Exercise: Extract the lines from the start through the line that holds "total_ev = [812, 1324, 3205, 15437]", both included, omitting all images.
** start **
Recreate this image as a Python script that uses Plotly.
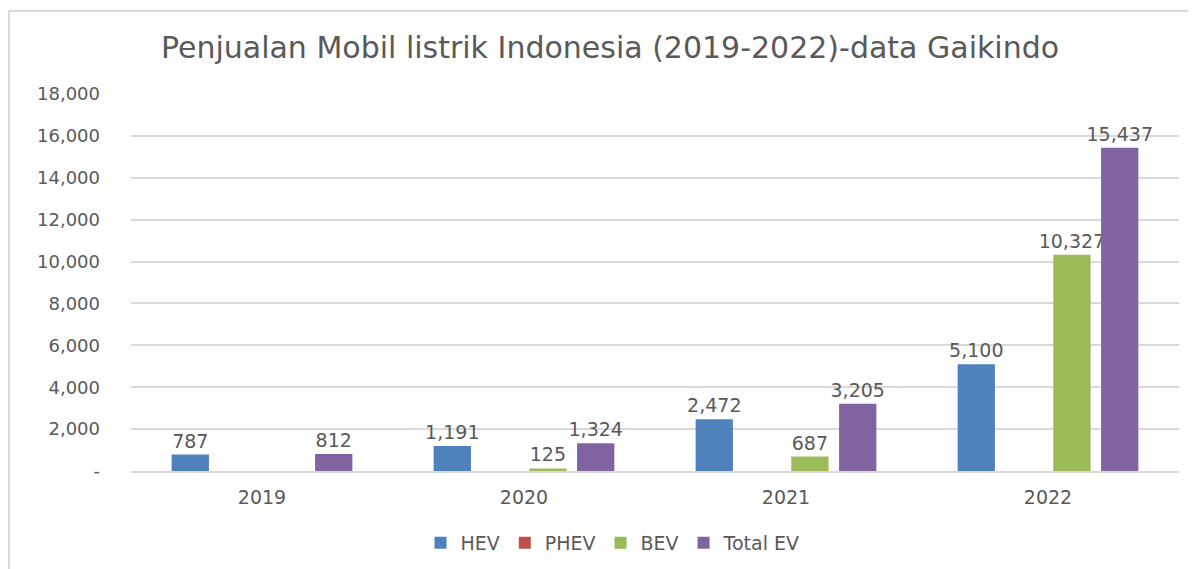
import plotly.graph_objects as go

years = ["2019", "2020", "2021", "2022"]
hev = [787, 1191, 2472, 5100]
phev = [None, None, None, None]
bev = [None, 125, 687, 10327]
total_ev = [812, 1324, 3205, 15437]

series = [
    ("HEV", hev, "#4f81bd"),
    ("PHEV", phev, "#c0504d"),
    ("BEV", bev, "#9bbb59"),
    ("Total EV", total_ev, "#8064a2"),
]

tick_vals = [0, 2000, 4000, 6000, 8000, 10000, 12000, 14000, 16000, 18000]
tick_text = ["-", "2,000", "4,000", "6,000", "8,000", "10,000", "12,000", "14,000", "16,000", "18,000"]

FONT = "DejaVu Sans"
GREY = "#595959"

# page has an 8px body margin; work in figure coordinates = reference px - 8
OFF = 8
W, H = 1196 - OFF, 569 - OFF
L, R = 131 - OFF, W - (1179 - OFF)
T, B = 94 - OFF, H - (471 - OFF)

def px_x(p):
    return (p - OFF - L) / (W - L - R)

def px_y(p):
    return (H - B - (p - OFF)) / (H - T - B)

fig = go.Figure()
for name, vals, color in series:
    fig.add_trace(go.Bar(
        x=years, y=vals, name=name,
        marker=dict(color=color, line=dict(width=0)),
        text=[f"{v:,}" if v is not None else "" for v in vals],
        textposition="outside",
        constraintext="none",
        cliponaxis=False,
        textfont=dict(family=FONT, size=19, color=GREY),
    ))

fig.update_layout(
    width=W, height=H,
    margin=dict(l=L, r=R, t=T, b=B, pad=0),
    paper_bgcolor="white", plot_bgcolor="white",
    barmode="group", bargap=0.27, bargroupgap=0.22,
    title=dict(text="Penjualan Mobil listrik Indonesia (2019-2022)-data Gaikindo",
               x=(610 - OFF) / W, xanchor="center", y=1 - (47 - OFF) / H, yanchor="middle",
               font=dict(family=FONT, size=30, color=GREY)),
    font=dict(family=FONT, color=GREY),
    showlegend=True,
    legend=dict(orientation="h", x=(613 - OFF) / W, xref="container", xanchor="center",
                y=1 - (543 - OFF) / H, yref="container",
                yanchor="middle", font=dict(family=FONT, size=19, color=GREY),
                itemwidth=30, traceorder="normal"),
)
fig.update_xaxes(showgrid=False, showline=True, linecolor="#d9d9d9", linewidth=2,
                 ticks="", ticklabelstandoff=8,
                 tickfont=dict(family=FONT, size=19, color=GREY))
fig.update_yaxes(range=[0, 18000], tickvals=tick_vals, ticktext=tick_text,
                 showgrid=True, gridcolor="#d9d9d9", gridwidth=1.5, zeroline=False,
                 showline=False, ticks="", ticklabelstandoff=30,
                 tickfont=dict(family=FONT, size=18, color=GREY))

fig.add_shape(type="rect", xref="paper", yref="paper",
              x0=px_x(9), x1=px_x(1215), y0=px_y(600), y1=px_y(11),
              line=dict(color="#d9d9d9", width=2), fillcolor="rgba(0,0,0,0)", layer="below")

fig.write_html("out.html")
** end **
Reply:
Recreate this image as a Python script that uses Plotly.
import plotly.graph_objects as go

years = ["2019", "2020", "2021", "2022"]
hev = [787, 1191, 2472, 5100]
phev = [None, None, None, None]
bev = [None, 125, 687, 10327]
total_ev = [812, 1324, 3205, 15437]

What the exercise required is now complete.